If anything I do leads to a concert performance or to a staged production of this opera, then I shall feel great pride in the work I have done. It strikes me as absurd that so much tedious music is pumped out daily on the radio and yet further innumerable recordings are continually made of thoroughly well-known pieces when such a great work is lying on a shelf, unperformed and unrecorded. And we need operas like this to counter the old myth that English opera lay dormant between Purcell and Peter Grimes.

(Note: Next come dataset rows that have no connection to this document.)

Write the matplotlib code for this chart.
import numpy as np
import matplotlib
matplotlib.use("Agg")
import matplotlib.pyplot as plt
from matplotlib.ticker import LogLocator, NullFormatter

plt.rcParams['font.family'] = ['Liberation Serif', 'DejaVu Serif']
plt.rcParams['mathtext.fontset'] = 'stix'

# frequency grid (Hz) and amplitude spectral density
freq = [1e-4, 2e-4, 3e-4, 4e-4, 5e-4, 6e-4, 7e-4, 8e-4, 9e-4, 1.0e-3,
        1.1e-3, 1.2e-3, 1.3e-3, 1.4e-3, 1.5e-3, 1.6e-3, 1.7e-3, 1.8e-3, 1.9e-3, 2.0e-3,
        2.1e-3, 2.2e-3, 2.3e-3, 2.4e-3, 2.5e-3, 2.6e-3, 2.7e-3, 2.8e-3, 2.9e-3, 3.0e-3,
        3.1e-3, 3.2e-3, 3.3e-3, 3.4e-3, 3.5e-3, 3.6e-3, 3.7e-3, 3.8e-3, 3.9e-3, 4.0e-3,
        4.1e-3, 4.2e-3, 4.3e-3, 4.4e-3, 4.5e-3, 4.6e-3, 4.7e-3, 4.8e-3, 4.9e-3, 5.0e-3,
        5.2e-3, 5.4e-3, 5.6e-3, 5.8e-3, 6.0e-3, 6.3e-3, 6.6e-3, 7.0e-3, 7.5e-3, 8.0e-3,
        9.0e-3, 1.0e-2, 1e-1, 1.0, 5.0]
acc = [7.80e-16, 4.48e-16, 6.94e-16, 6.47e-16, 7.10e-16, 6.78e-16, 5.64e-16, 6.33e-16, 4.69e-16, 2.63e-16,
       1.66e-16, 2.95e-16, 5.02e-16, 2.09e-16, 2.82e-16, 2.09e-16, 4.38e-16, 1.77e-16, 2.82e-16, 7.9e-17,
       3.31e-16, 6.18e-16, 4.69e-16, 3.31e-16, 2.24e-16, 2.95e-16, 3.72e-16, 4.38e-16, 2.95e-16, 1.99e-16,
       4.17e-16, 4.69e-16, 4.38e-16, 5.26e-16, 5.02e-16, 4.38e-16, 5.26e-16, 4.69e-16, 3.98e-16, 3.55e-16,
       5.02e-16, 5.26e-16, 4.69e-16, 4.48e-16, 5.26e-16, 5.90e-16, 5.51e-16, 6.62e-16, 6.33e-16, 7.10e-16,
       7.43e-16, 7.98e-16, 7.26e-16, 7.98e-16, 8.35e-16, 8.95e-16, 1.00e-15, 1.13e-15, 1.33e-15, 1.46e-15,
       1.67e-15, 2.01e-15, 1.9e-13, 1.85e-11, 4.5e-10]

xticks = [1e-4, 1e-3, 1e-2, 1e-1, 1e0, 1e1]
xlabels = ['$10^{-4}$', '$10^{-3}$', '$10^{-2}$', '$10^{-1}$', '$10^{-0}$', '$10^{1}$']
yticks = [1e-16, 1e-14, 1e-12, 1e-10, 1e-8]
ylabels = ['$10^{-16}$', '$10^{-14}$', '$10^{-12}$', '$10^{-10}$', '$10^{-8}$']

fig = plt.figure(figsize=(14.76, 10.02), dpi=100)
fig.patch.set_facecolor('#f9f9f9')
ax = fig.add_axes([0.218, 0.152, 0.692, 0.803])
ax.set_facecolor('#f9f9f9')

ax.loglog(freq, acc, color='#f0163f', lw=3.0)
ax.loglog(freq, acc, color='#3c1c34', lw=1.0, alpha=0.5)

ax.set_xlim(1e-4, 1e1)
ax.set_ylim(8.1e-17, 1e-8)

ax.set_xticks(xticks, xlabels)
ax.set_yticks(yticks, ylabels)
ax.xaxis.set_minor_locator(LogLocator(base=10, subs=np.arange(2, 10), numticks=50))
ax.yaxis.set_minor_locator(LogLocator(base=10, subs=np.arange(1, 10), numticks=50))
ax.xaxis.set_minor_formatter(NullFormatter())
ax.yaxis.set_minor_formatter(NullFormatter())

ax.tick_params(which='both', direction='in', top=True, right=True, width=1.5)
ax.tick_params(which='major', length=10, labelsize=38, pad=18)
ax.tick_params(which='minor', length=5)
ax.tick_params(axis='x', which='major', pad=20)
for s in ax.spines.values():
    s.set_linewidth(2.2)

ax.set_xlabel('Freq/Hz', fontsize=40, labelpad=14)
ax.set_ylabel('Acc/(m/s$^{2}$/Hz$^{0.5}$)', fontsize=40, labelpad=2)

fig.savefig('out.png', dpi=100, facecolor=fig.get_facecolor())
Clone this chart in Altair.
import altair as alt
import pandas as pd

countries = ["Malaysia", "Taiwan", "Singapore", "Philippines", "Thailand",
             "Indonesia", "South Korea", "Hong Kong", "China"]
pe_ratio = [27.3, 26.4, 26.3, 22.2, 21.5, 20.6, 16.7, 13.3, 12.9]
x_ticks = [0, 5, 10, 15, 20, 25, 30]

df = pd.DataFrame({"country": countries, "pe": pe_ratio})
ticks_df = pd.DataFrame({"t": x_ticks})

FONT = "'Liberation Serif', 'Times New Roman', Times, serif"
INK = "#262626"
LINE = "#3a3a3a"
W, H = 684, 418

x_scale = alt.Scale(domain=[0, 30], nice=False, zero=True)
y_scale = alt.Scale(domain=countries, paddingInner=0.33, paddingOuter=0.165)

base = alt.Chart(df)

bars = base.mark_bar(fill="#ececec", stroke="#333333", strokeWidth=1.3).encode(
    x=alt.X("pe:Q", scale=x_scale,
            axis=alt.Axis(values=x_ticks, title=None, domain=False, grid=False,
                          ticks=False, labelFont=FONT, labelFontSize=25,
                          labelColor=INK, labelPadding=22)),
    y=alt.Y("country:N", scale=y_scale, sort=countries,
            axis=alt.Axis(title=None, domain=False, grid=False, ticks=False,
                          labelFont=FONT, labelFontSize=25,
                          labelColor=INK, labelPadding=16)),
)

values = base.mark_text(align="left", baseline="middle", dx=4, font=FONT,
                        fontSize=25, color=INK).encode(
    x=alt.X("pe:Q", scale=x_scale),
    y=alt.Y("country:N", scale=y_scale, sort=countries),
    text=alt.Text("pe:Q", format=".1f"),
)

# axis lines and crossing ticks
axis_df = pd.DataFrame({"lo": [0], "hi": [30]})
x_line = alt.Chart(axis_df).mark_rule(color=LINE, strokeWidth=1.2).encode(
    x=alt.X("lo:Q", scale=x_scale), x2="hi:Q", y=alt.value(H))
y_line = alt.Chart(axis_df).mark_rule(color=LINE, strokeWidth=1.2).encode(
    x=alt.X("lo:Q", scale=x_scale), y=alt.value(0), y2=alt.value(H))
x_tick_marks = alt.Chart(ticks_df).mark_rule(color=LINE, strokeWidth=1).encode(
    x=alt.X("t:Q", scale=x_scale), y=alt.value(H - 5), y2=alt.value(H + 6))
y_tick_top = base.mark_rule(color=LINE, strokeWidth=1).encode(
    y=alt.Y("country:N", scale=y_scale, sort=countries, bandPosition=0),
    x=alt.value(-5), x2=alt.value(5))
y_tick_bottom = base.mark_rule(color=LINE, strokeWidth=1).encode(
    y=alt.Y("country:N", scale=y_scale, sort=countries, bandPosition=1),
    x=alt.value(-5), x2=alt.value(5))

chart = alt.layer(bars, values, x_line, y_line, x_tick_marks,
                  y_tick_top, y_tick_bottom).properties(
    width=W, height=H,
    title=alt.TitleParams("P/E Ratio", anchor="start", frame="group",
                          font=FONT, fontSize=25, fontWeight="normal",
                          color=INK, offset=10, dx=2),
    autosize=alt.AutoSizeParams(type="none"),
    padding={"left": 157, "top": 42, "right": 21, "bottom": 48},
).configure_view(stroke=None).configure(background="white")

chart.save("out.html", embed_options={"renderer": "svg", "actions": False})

In the intervening months I have grown to know more and more of Rutland Boughton`s music: the opera, The Immortal Hour (Hyperion CDD22040), which still holds the world record for the greatest number of consecutive performances of any serious opera; the choral drama, Bethlehem (Hyperion CDA66690); the Flute Concerto, Concerto for String Orchestra, Three Folk Dances and Aylesbury Games (Hyperion CDA67185) and the Oboe Quartet No. 1, the String Quartet in F major From the Welsh Hills, String Quartet in A major On Greek Folk Songs and Three Songs without Words for oboe quartet (Hyperion CDA66936). There are many fine works here and al these recordings are to be highly recommended. Hyperion Records Limited have done us proud by producing all these pieces and our gratitude is due also to The Rutland Boughton Music Trust for sponsoring these recordings.